Certas cidades foram construídas para funções especiais, como, por exemplo, Pitom e Ramsés, construídas por trabalho escravo israelita como armazéns para Faraó (Êx 1:11), também as cidades-armazéns, cidades para carros e cidades para cavaleiros, de Salomão (1Rs 9:17-19), bem como as cidades-armazéns de Jeosafá. (2Cr 17:12) Quarenta e oito cidades foram reservadas para os levitas — 13 para sacerdotes, e 6 eram cidades de refúgio, para o homicida desintencional. — Núm 35:6-8; Jos 21:19, 41, 42; veja CIDADES DE CARROS; CIDADES DE REFÚGIO; CIDADES DOS SACERDOTES.
O tamanho de muitas cidades antigas pode ser calculado à base dos restos das suas muralhas, mas não se pode calcular com algum grau de certeza o número dos habitantes. A respeito de Nínive, somos informados que ela era uma metrópole muito grande: “Nínive, a grande cidade, em que há mais de cento e vinte mil homens que absolutamente não sabem a diferença entre a sua direita e a sua esquerda.” — Jon 4:11; 3:3.
O nome dado na Bíblia às cidades mencionadas usualmente tinha algum sentido ou objetivo — localização, característica, ancestrais dos habitantes, e até mesmo significado profético é revelado por muitos de seus nomes. (Gên 11:9; 21:31; Jz 18:29) Às vezes, para distinguir uma cidade de outra do mesmo nome, acrescentava-se a localização tribal, como no caso de “Belém, em Judá”, porque havia também uma Belém em Zebulão. (Jz 17:7; Jos 19:10, 15) Cidades encravadas eram as pertencentes a uma tribo, mas situadas no território de outra tribo. — Jos 16:9; veja CIDADES ENCRAVADAS.
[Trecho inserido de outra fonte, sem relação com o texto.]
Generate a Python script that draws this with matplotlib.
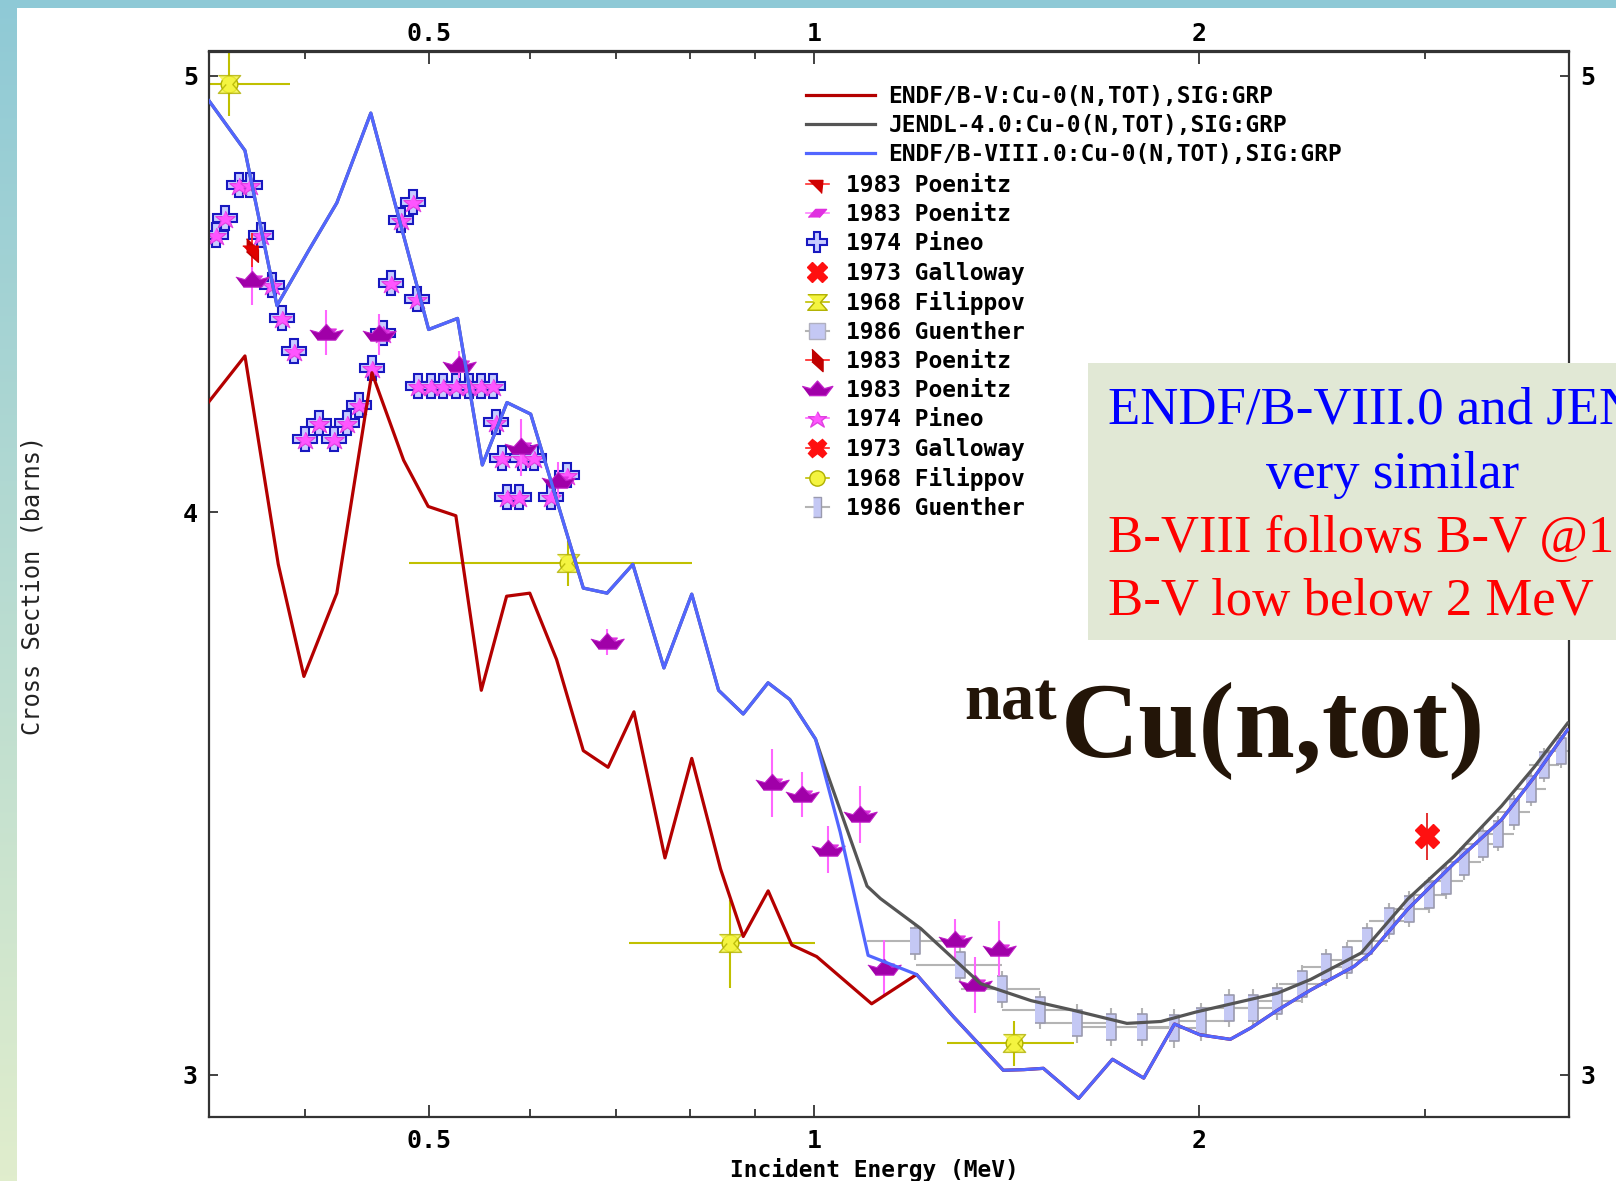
import numpy as np
import matplotlib.pyplot as plt
from matplotlib.lines import Line2D
from matplotlib.patches import Rectangle
from matplotlib.ticker import NullFormatter

plt.rcParams['font.family'] = ['DejaVu Sans Mono']
plt.rcParams['font.weight'] = 'bold'
plt.rcParams['font.size'] = 16.5

# ---- evaluated data, natCu total cross section (MeV, barns)
e_b8 = [0.3368, 0.3593, 0.3806, 0.4031, 0.4239, 0.4506, 0.4747, 0.5000, 0.5267,
        0.5507, 0.5757, 0.6008, 0.6604, 0.6893, 0.7220, 0.7635, 0.8027, 0.8424,
        0.8806, 0.9208, 0.9574, 1.0029, 1.0485, 1.1024, 1.2028, 1.286, 1.406,
        1.459, 1.511, 1.610, 1.711, 1.810, 1.913, 2.003, 2.115, 2.195, 2.303,
        2.444, 2.642, 2.722, 2.910, 3.164, 3.445, 3.656, 3.880]
s_b8 = [4.937, 4.813, 4.446, 4.574, 4.686, 4.906, 4.642, 4.392, 4.417,
        4.098, 4.231, 4.206, 3.848, 3.838, 3.895, 3.694, 3.836, 3.652,
        3.608, 3.666, 3.635, 3.562, 3.396, 3.189, 3.158, 3.090, 3.007,
        3.008, 3.010, 2.964, 3.024, 2.995, 3.079, 3.062, 3.055, 3.073, 3.101,
        3.133, 3.171, 3.193, 3.265, 3.343, 3.418, 3.494, 3.579]

e_b5_low = [0.3368, 0.3593, 0.3815, 0.3995, 0.4239, 0.4515, 0.4780, 0.4996,
            0.5251, 0.5497, 0.5753, 0.5998, 0.6294, 0.6604, 0.6905, 0.7234,
            0.7649, 0.8027, 0.8454, 0.8806, 0.921, 0.9609, 1.005, 1.1094]
s_b5_low = [4.233, 4.333, 3.895, 3.678, 3.838, 4.296, 4.108, 4.012,
            3.993, 3.652, 3.832, 3.838, 3.710, 3.541, 3.511, 3.612,
            3.352, 3.527, 3.333, 3.220, 3.296, 3.206, 3.187, 3.111]

e_jendl_hi = [1.0235, 1.1003, 1.1271, 1.2120, 1.350, 1.478, 1.592, 1.756, 1.867,
              1.989, 2.303, 2.444, 2.677, 2.910, 3.164, 3.445, 3.656, 3.880]
s_jendl_hi = [3.502, 3.304, 3.283, 3.233, 3.143, 3.116, 3.101, 3.080, 3.083,
              3.098, 3.128, 3.150, 3.193, 3.282, 3.355, 3.442, 3.512, 3.591]

# B-V = B-VIII above 1.2 MeV, JENDL = B-VIII below 1 MeV
e_b5 = e_b5_low + e_b8[24:]
s_b5 = s_b5_low + s_b8[24:]
e_jendl = e_b8[:22] + e_jendl_hi
s_jendl = s_b8[:22] + s_jendl_hi

# ---- EXFOR data
e_poe_r = [0.3639]
s_poe_r = [4.575]
d_poe_r = [0.04]

e_poe = [0.3639, 0.4154, 0.4572, 0.5281, 0.5900, 0.6305, 0.6890, 0.9272, 0.9785,
         1.0265, 1.0874, 1.1337, 1.2897, 1.3373, 1.3948]
s_poe = [4.505, 4.385, 4.381, 4.314, 4.135, 4.065, 3.744, 3.483, 3.462,
         3.367, 3.427, 3.169, 3.214, 3.142, 3.200]
d_poe = [0.058, 0.051, 0.045, 0.03, 0.06, 0.04, 0.025, 0.061, 0.04,
         0.04, 0.05, 0.045, 0.035, 0.045, 0.045]

e_pin = [0.3408, 0.3469, 0.3553, 0.3628, 0.3695, 0.3772, 0.3842, 0.3924, 0.4006,
         0.4103, 0.4216, 0.4318, 0.4409, 0.4518, 0.4604, 0.4669, 0.4754, 0.4861,
         0.4899, 0.4908, 0.5018, 0.5131, 0.5254, 0.5376, 0.5497, 0.5610, 0.5641,
         0.5709, 0.5918, 0.6043, 0.6417, 0.5761, 0.5882, 0.6226]
s_pin = [4.610, 4.650, 4.729, 4.729, 4.610, 4.494, 4.417, 4.344, 4.152,
         4.187, 4.152, 4.187, 4.226, 4.307, 4.385, 4.497, 4.646, 4.689,
         4.460, 4.266, 4.266, 4.266, 4.266, 4.266, 4.266, 4.266, 4.190,
         4.113, 4.113, 4.113, 4.078, 4.032, 4.032, 4.032]

e_gal = [3.013]
s_gal = [3.389]
d_gal = [0.04]

e_fil = [0.3489, 0.6429, 0.8591, 1.4345]
s_fil = [4.980, 3.897, 3.209, 3.049]
dx_fil = [0.041, 0.160, 0.142, 0.163]
dy_fil = [0.082, 0.045, 0.072, 0.035]

e_gue = [1.2002, 1.3016, 1.4031, 1.5031, 1.6057, 1.7052, 1.8055, 1.9111, 2.007,
         2.1105, 2.2038, 2.3024, 2.4082, 2.5117, 2.6115, 2.7070, 2.8149, 2.9179,
         3.0245, 3.117, 3.222, 3.330, 3.421, 3.525, 3.633, 3.721, 3.834]
s_gue = [3.212, 3.174, 3.134, 3.101, 3.080, 3.075, 3.075, 3.072, 3.083,
         3.104, 3.104, 3.115, 3.143, 3.170, 3.181, 3.212, 3.245, 3.265,
         3.289, 3.313, 3.345, 3.376, 3.394, 3.431, 3.473, 3.515, 3.540]
dx_gue = 0.1
dy_gue = 0.03

x_major = [0.5, 1, 2]
x_major_lab = ['0.5', '1', '2']
x_minor = [0.4, 0.6, 0.7, 0.8, 0.9, 3]
y_major = [3, 4, 5]
y_major_lab = ['3', '4', '5']

labels_lines = ['ENDF/B-V:Cu-0(N,TOT),SIG:GRP',
                'JENDL-4.0:Cu-0(N,TOT),SIG:GRP',
                'ENDF/B-VIII.0:Cu-0(N,TOT),SIG:GRP']
labels_data = ['1983 Poenitz', '1983 Poenitz', '1974 Pineo', '1973 Galloway',
               '1968 Filippov', '1986 Guenther', '1983 Poenitz', '1983 Poenitz',
               '1974 Pineo', '1973 Galloway', '1968 Filippov', '1986 Guenther']

c_b5, c_jendl, c_b8 = '#b40000', '#555555', '#5266ff'

# marker shapes
crown = [(-1.0, 0.2), (-0.45, 0.05), (0.0, 0.55), (0.45, 0.05), (1.0, 0.2),
         (0.55, -0.4), (-0.55, -0.4)]
star = [(0, 0.75), (0.3, 0.2), (1, 0.2), (0.45, -0.25), (0.75, -0.95), (0, -0.45),
        (-0.75, -0.95), (-0.45, -0.25), (-1, 0.2), (-0.3, 0.2)]
hourglass = [(-1, 0.8), (1, 0.8), (0.3, 0), (1, -0.8), (-1, -0.8), (-0.3, 0)]
flag = [(-1, 0.45), (0.6, 0.45), (0.45, -1)]
diagflag = [(-0.5, 1), (0.5, 0.05), (0.5, -1), (-0.5, -0.1)]
para = [(-1, -0.45), (-0.2, 0.45), (1, 0.45), (0.2, -0.45)]
slab = [(-0.4, -1), (0.4, -1), (0.4, 1), (-0.4, 1)]

W, H = 1616, 1181
fig = plt.figure(figsize=(W / 100, H / 100), dpi=100)

# slide border
bg = np.ones((H, W, 3))
t = np.linspace(0, 1, H)[:, None]
top_c = np.array([0.56, 0.79, 0.84])
bot_c = np.array([0.88, 0.93, 0.80])
bg[:, :17] = (top_c * (1 - t) + bot_c * t)[:, None, :]
bg[:8, :] = top_c
fig.figimage(bg, 0, 0, origin='upper', zorder=-5)

ax = fig.add_axes([209 / W, 1 - 1117 / H, 1360 / W, 1065.5 / H])
ax.set_xscale('log')
ax.set_yscale('log')

# experimental points
ax.errorbar(e_gue, s_gue, xerr=dx_gue, yerr=dy_gue, fmt='none', ecolor='#b4b4b4',
            elinewidth=1.5, zorder=2)
ax.plot(e_gue, s_gue, ls='none', marker=slab, ms=19, mfc='#c4c8f4', mec='#9a9aae',
        mew=1.2, zorder=2.2)

ax.errorbar(e_fil, s_fil, xerr=dx_fil, yerr=dy_fil, fmt='none', ecolor='#c0c000',
            elinewidth=1.5, zorder=2)
ax.plot(e_fil, s_fil, ls='none', marker='o', ms=12, mfc='#f4f440', mec='#b0b000',
        zorder=2.2)
ax.plot(e_fil, s_fil, ls='none', marker=hourglass, ms=16, mfc='#f4f440',
        mec='#b0b000', mew=1, alpha=0.8, zorder=2.3)

ax.plot(e_pin, s_pin, ls='none', marker='P', ms=17, mfc='#c8ccff', mec='#1818c0',
        mew=1.5, zorder=2.4)
ax.plot(e_pin, s_pin, ls='none', marker=star, ms=14, mfc='#ff55ff', mec='#e040e0',
        mew=0.8, zorder=2.5)

ax.errorbar(e_poe, s_poe, yerr=d_poe, fmt='none', ecolor='#ff66ff', elinewidth=1.5,
            zorder=2.6)
ax.plot(e_poe, s_poe, ls='none', marker=para, ms=14, mfc='#e030e0', mec='#e030e0',
        zorder=2.6)
ax.plot(e_poe, s_poe, ls='none', marker=crown, ms=24, mfc='#a000a8', mec='#c020c8',
        mew=0.8, zorder=2.7)

ax.errorbar(e_poe_r, s_poe_r, yerr=d_poe_r, fmt='none', ecolor='#ff2020',
            elinewidth=1.3, zorder=2.6)
ax.plot(e_poe_r, s_poe_r, ls='none', marker=diagflag, ms=17, mfc='#c00000',
        mec='#c00000', zorder=2.7)
ax.plot(e_poe_r, s_poe_r, ls='none', marker=flag, ms=14, mfc='#e00000',
        mec='#e00000', zorder=2.8)

ax.errorbar(e_gal, s_gal, yerr=d_gal, fmt='none', ecolor='#e02020', elinewidth=1.3,
            zorder=2.6)
ax.plot(e_gal, s_gal, ls='none', marker='X', ms=17, mfc='#ff1010', mec='#ff1010',
        zorder=2.8)

# evaluations
ax.plot(e_b5, s_b5, color=c_b5, lw=2.3, zorder=3)
ax.plot(e_jendl, s_jendl, color=c_jendl, lw=2.3, zorder=3.1)
ax.plot(e_b8, s_b8, color=c_b8, lw=2.3, zorder=3.2)

ax.set_xlim(0.3368, 3.89)
ax.set_ylim(2.936, 5.063)

ax.set_xticks(x_major)
ax.set_xticklabels(x_major_lab)
ax.set_xticks(x_minor, minor=True)
ax.xaxis.set_minor_formatter(NullFormatter())
ax.set_yticks(y_major)
ax.set_yticklabels(y_major_lab)
ax.set_yticks([], minor=True)
ax.yaxis.set_minor_formatter(NullFormatter())
ax.tick_params(which='both', direction='in', top=False, labeltop=False, right=True,
               labelright=True, width=1.3, color='#333333', labelsize=18)
ax.tick_params(axis='x', which='major', length=9, pad=8.5)
ax.tick_params(axis='x', which='minor', length=5.5)
ax.tick_params(axis='y', which='major', length=6.5, pad=8)
for sp in ax.spines.values():
    sp.set_linewidth(1.6)
    sp.set_color('#333333')

# top energy axis, labels sit closer to the frame
top = ax.secondary_xaxis('top')
top.set_xticks(x_major)
top.set_xticklabels(x_major_lab)
top.set_xticks(x_minor, minor=True)
top.xaxis.set_minor_formatter(NullFormatter())
top.tick_params(which='both', direction='in', width=1.3, color='#333333',
                labelsize=18, pad=4)
top.tick_params(which='major', length=9)
top.tick_params(which='minor', length=5.5)
top.spines['top'].set_linewidth(1.6)
top.spines['top'].set_color('#333333')

fig.text(874 / W, 1 - 1177 / H, 'Incident Energy (MeV)', ha='center', va='baseline',
         fontsize=16.5)
fig.text(33 / W, 1 - 585 / H, 'Cross Section (barns)', rotation=90, ha='center',
         va='center', fontsize=17, weight='normal', color='#222222')

# legends
line_handles = [Line2D([], [], color=c, lw=2.3) for c in (c_b5, c_jendl, c_b8)]
data_handles = [
    Line2D([], [], color='#ff3030', lw=1.2, marker=flag, ms=13, mfc='#d00000', mec='#d00000'),
    Line2D([], [], color='#ff80ff', lw=1.2, marker=para, ms=13, mfc='#e030e0', mec='#e030e0'),
    Line2D([], [], ls='none', marker='P', ms=15, mfc='#c8ccff', mec='#1818c0', mew=1.5),
    Line2D([], [], ls='none', marker='X', ms=15, mfc='#ff1010', mec='#ff1010'),
    Line2D([], [], color='#c0c000', lw=1.2, marker=hourglass, ms=14, mfc='#f4f440', mec='#b0b000'),
    Line2D([], [], color='#b4b4b4', lw=1.5, marker='s', ms=11, mfc='#c4c8f4', mec='#b0b0c0'),
    Line2D([], [], color='#ff2020', lw=1.2, marker=diagflag, ms=16, mfc='#c00000', mec='#c00000'),
    Line2D([], [], ls='none', marker=crown, ms=22, mfc='#a000a8', mec='#c020c8'),
    Line2D([], [], color='#ff66ff', lw=1.2, marker=star, ms=13, mfc='#ff55ff', mec='#e040e0'),
    Line2D([], [], color='#ff2020', lw=1.2, marker='X', ms=13, mfc='#ff1010', mec='#ff1010'),
    Line2D([], [], color='#c0c000', lw=1.2, marker='o', ms=11, mfc='#f4f440', mec='#b0b000'),
    Line2D([], [], color='#b4b4b4', lw=1.5, marker=slab, ms=15, mfc='#c4c8f4', mec='#9a9aae'),
]
prop = {'family': 'DejaVu Sans Mono', 'weight': 'bold', 'size': 16.5}
fig.legend(line_handles, labels_lines, loc='upper left',
           bbox_to_anchor=(806 / W, 1 - 85 / H), frameon=False, borderpad=0,
           borderaxespad=0, handlelength=3.0, handletextpad=0.6, labelspacing=0.27,
           prop=prop)
fig.legend(data_handles, labels_data, loc='upper left',
           bbox_to_anchor=(806 / W, 1 - 174 / H), frameon=False, borderpad=0,
           borderaxespad=0, handlelength=1.0, handletextpad=0.75, labelspacing=0.27,
           prop=prop)

# comment box
fig.add_artist(Rectangle((1088 / W, 1 - 640 / H), (W - 1088) / W, 277 / H,
                         transform=fig.transFigure, facecolor='#e1e8d5',
                         edgecolor='none', zorder=6))
serif = {'family': 'Liberation Serif', 'weight': 'normal', 'size': 38, 'zorder': 7}
fig.text(1108 / W, 1 - 423 / H, 'ENDF/B-VIII.0 and JENDL-4.0', color='#0000ff',
         va='baseline', **serif)
fig.text(1393 / W, 1 - 488 / H, 'very similar', color='#0000ff', ha='center',
         va='baseline', **serif)
fig.text(1108 / W, 1 - 552 / H, 'B-VIII follows B-V @1.2 MeV', color='#ff0000',
         va='baseline', **serif)
fig.text(1108 / W, 1 - 615 / H, 'B-V low below 2 MeV', color='#ff0000',
         va='baseline', **serif)

# reaction label
fig.text(964 / W, 1 - 720 / H, 'nat', color='#231508', family='Liberation Serif',
         weight='bold', fontsize=48, va='baseline', zorder=7)
fig.text(1061 / W, 1 - 757 / H, 'Cu(n,tot)', color='#231508',
         family='Liberation Serif', weight='bold', fontsize=78, va='baseline',
         zorder=7)

fig.savefig('out.png', dpi=100)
Uso Figurado. Nas Escrituras Hebraicas, cidades são usadas em sentido figurado. (Pr 21:22; Je 1:18) Encontramos Jesus empregando cidades nas suas ilustrações (Mt 12:25; Lu 19:17, 19), e também Paulo, em linguagem figurada. (He 11:10, 16; 12:22; 13:14) Em Revelação usam-se cidades para ilustrar diversas coisas: “a cidade santa” pisada pelas nações (Re 11:2), a “grande cidade” chamada Sodoma e Egito, em sentido espiritual (Re 11:8), a “grande cidade, Babilônia” (Re 18:10-21; 17:18), e “a cidade santa, Nova Jerusalém, descendo do céu, da parte de Deus, e preparada como noiva adornada para seu marido”. — Re 21:2-27; 22:14, 19; 3:12.